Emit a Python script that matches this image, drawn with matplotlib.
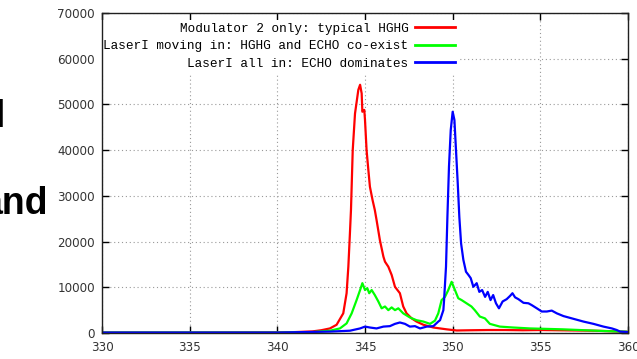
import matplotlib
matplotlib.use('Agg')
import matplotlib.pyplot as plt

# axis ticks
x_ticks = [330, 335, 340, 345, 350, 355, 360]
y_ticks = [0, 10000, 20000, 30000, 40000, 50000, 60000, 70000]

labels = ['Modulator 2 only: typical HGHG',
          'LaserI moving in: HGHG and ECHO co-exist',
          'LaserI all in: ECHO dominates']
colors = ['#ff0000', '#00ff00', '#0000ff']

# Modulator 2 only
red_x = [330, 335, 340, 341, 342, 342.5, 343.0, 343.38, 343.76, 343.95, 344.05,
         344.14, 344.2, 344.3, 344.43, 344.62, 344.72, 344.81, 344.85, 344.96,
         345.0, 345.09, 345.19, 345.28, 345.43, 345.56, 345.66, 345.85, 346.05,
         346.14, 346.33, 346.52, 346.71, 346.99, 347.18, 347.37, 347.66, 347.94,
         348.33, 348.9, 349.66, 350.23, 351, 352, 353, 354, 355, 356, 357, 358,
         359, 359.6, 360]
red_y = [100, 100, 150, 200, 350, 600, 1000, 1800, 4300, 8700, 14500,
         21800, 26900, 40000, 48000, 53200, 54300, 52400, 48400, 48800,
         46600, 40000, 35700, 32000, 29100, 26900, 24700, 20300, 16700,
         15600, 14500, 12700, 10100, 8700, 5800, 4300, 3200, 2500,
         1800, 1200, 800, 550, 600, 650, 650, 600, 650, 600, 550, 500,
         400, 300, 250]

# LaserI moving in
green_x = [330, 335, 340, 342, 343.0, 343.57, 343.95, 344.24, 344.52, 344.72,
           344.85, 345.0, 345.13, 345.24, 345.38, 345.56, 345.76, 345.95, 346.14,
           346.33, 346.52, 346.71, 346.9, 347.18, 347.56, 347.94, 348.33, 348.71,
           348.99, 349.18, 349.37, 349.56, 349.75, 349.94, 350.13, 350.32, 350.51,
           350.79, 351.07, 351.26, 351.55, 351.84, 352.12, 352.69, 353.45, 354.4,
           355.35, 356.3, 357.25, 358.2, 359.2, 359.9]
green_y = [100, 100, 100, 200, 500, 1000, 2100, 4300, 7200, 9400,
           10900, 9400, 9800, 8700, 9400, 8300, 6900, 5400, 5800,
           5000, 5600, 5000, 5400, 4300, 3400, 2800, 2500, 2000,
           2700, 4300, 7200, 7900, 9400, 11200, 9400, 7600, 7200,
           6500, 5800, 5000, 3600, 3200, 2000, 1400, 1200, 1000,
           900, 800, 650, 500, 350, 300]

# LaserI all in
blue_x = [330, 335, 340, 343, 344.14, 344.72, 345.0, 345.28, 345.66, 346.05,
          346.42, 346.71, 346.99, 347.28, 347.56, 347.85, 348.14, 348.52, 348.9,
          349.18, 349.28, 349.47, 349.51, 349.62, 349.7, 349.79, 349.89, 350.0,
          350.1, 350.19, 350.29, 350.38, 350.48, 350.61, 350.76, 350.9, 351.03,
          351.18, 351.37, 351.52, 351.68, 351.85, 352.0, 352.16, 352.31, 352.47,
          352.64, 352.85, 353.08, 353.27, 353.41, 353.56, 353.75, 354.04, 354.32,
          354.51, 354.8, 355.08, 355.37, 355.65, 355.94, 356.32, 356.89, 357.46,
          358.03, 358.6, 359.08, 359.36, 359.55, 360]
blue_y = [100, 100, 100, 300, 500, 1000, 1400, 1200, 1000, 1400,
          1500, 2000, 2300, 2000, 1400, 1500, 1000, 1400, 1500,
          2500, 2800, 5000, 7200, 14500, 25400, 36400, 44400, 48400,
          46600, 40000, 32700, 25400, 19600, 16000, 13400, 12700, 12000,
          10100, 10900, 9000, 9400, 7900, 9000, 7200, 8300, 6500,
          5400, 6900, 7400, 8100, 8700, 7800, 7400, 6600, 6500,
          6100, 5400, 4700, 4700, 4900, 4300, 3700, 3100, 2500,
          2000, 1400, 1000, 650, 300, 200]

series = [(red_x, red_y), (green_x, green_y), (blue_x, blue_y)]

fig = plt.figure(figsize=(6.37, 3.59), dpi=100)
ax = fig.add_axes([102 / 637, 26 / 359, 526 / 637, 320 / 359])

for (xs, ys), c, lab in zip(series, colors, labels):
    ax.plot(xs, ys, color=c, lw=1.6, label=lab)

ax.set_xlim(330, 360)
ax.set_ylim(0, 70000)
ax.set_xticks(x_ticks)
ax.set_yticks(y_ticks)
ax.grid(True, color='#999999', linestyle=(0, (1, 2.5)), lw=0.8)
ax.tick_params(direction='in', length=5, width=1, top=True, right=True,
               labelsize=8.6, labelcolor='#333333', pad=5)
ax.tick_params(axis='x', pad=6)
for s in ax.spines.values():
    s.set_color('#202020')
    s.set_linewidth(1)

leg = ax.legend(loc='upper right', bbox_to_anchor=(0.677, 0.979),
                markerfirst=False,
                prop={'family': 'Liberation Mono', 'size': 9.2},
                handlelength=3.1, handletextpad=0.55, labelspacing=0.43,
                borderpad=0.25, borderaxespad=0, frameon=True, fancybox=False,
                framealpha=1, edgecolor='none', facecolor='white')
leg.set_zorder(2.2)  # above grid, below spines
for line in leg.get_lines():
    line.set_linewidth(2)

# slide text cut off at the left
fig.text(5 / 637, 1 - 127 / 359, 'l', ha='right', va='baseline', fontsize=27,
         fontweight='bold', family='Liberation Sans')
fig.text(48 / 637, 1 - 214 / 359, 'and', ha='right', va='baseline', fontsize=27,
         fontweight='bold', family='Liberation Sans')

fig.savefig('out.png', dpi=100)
====
**Directions:**
Return exactly what appears from the opening line of the material through the line with "400, 300, 250]", apart from the pictures.

**Full solution:**
Emit a Python script that matches this image, drawn with matplotlib.
import matplotlib
matplotlib.use('Agg')
import matplotlib.pyplot as plt

# axis ticks
x_ticks = [330, 335, 340, 345, 350, 355, 360]
y_ticks = [0, 10000, 20000, 30000, 40000, 50000, 60000, 70000]

labels = ['Modulator 2 only: typical HGHG',
          'LaserI moving in: HGHG and ECHO co-exist',
          'LaserI all in: ECHO dominates']
colors = ['#ff0000', '#00ff00', '#0000ff']

# Modulator 2 only
red_x = [330, 335, 340, 341, 342, 342.5, 343.0, 343.38, 343.76, 343.95, 344.05,
         344.14, 344.2, 344.3, 344.43, 344.62, 344.72, 344.81, 344.85, 344.96,
         345.0, 345.09, 345.19, 345.28, 345.43, 345.56, 345.66, 345.85, 346.05,
         346.14, 346.33, 346.52, 346.71, 346.99, 347.18, 347.37, 347.66, 347.94,
         348.33, 348.9, 349.66, 350.23, 351, 352, 353, 354, 355, 356, 357, 358,
         359, 359.6, 360]
red_y = [100, 100, 150, 200, 350, 600, 1000, 1800, 4300, 8700, 14500,
         21800, 26900, 40000, 48000, 53200, 54300, 52400, 48400, 48800,
         46600, 40000, 35700, 32000, 29100, 26900, 24700, 20300, 16700,
         15600, 14500, 12700, 10100, 8700, 5800, 4300, 3200, 2500,
         1800, 1200, 800, 550, 600, 650, 650, 600, 650, 600, 550, 500,
         400, 300, 250]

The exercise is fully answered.